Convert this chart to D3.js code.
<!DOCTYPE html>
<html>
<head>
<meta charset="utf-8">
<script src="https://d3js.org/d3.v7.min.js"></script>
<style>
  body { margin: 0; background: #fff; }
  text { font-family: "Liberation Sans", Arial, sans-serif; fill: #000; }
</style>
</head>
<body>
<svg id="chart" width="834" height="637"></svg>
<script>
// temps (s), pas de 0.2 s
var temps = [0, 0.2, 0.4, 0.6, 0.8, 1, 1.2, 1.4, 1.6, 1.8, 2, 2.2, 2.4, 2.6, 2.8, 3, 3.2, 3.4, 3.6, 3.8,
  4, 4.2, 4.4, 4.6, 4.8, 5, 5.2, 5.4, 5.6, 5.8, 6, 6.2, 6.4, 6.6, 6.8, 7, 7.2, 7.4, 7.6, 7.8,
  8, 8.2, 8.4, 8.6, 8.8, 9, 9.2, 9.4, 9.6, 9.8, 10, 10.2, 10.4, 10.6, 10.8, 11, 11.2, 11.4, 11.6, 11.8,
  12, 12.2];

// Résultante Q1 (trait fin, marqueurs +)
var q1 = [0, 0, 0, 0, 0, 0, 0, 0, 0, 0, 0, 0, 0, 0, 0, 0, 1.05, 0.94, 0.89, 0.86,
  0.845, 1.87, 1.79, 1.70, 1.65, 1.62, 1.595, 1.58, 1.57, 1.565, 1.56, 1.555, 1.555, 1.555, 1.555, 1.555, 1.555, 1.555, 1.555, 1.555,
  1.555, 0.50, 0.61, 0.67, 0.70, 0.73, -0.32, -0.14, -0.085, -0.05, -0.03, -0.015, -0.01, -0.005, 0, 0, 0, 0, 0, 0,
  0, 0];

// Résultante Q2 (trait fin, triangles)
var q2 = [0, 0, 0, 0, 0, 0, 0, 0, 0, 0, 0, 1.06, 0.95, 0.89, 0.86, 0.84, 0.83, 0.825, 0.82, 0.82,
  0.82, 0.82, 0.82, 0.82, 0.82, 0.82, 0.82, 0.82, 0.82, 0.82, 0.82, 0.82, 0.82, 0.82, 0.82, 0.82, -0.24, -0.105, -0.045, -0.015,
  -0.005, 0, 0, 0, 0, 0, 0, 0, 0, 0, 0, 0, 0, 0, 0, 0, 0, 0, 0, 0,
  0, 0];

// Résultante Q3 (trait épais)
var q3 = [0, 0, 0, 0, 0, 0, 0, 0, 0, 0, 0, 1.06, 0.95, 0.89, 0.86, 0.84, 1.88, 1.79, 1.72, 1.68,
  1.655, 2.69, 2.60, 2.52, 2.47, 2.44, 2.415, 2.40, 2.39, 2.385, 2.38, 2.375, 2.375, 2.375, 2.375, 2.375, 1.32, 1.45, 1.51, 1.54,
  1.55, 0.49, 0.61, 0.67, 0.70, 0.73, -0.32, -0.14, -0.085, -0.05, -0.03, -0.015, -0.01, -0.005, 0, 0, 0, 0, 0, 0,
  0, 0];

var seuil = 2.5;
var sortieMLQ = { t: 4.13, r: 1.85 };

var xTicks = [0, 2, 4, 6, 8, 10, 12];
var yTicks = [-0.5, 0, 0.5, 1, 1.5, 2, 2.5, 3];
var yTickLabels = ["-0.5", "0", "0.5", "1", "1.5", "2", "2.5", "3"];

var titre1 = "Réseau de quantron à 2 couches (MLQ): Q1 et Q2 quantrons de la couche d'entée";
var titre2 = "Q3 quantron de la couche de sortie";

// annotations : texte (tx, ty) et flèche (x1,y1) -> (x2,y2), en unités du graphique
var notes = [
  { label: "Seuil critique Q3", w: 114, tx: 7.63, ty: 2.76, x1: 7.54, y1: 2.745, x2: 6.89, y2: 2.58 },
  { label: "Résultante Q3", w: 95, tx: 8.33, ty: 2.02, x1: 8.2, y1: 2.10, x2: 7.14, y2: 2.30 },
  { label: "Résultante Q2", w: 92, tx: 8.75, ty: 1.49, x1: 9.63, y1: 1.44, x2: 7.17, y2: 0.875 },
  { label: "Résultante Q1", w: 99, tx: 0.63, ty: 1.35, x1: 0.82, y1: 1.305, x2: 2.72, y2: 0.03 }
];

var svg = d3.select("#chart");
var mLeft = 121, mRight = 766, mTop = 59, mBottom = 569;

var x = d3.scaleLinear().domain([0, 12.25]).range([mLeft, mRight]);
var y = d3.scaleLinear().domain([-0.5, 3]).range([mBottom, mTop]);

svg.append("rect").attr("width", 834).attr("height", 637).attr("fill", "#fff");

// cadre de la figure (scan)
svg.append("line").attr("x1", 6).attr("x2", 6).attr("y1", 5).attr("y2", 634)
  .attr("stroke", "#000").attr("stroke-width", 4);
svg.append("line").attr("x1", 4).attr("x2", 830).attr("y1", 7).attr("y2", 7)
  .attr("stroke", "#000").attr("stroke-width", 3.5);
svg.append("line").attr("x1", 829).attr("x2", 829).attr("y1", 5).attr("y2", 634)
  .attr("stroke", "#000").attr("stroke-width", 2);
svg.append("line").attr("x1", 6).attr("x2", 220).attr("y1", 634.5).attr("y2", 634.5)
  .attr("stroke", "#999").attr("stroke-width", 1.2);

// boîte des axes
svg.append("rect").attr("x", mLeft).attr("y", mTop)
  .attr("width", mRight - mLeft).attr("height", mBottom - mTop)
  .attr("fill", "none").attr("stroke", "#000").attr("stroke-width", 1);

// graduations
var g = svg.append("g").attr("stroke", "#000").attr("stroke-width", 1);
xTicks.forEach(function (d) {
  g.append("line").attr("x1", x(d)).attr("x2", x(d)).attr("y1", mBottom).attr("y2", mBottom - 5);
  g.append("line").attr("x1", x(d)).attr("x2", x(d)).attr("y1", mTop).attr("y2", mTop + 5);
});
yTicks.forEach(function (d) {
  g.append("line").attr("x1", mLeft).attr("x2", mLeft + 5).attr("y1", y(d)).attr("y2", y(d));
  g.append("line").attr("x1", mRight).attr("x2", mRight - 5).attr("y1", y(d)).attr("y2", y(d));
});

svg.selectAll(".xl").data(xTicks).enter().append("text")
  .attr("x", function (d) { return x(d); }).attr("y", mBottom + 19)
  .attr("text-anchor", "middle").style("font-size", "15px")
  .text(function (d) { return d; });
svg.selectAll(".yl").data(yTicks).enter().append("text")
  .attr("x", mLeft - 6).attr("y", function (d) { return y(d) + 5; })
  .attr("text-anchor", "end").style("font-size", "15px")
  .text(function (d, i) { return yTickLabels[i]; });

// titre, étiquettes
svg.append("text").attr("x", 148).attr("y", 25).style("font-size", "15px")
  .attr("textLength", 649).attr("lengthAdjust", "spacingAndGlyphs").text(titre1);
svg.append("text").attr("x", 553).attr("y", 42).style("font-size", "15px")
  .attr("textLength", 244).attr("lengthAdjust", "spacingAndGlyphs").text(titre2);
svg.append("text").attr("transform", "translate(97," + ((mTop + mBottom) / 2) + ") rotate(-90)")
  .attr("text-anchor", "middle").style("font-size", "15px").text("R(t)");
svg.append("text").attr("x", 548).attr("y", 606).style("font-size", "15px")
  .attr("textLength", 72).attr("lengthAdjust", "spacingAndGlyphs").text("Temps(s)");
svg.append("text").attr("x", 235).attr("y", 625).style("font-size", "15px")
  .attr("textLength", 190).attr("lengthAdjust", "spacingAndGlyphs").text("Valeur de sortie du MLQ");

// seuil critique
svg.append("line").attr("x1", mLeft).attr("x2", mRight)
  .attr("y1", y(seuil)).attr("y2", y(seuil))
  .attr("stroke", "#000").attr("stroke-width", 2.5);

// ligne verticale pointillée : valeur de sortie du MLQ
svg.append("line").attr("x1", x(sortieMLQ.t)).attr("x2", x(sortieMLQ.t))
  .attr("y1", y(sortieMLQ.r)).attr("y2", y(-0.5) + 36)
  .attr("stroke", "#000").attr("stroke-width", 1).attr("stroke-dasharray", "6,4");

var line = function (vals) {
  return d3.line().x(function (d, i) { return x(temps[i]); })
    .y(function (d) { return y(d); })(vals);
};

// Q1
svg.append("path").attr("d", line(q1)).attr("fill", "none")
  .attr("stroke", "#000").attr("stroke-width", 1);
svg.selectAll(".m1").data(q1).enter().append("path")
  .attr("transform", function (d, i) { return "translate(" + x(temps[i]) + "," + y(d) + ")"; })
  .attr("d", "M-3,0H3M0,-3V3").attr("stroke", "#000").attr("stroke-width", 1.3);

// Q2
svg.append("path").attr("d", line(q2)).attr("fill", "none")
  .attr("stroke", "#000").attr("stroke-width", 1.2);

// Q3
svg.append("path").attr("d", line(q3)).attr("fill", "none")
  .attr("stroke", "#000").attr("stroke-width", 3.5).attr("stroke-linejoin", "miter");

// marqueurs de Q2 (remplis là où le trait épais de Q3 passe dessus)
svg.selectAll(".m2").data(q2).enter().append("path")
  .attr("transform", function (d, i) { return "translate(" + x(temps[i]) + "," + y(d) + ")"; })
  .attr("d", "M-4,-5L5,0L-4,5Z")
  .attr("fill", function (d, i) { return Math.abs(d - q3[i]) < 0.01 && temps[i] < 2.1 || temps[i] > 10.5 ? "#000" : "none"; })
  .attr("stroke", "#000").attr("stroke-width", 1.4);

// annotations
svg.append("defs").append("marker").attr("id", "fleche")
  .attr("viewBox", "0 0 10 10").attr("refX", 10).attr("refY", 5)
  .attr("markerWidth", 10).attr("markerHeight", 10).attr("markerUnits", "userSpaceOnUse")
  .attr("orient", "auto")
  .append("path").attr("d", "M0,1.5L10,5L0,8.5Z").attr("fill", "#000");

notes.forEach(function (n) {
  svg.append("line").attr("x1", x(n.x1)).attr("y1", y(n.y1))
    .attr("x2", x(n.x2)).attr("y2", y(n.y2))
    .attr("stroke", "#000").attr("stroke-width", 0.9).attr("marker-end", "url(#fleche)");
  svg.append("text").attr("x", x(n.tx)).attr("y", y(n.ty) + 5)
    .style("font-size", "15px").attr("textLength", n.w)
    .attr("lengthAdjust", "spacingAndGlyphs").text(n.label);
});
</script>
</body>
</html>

__________________________________________________

Task objective: Copy out all lines from the material above that contain the string "chart".

Output of the exercise:
Convert this chart to D3.js code.
<svg id="chart" width="834" height="637"></svg>
var svg = d3.select("#chart");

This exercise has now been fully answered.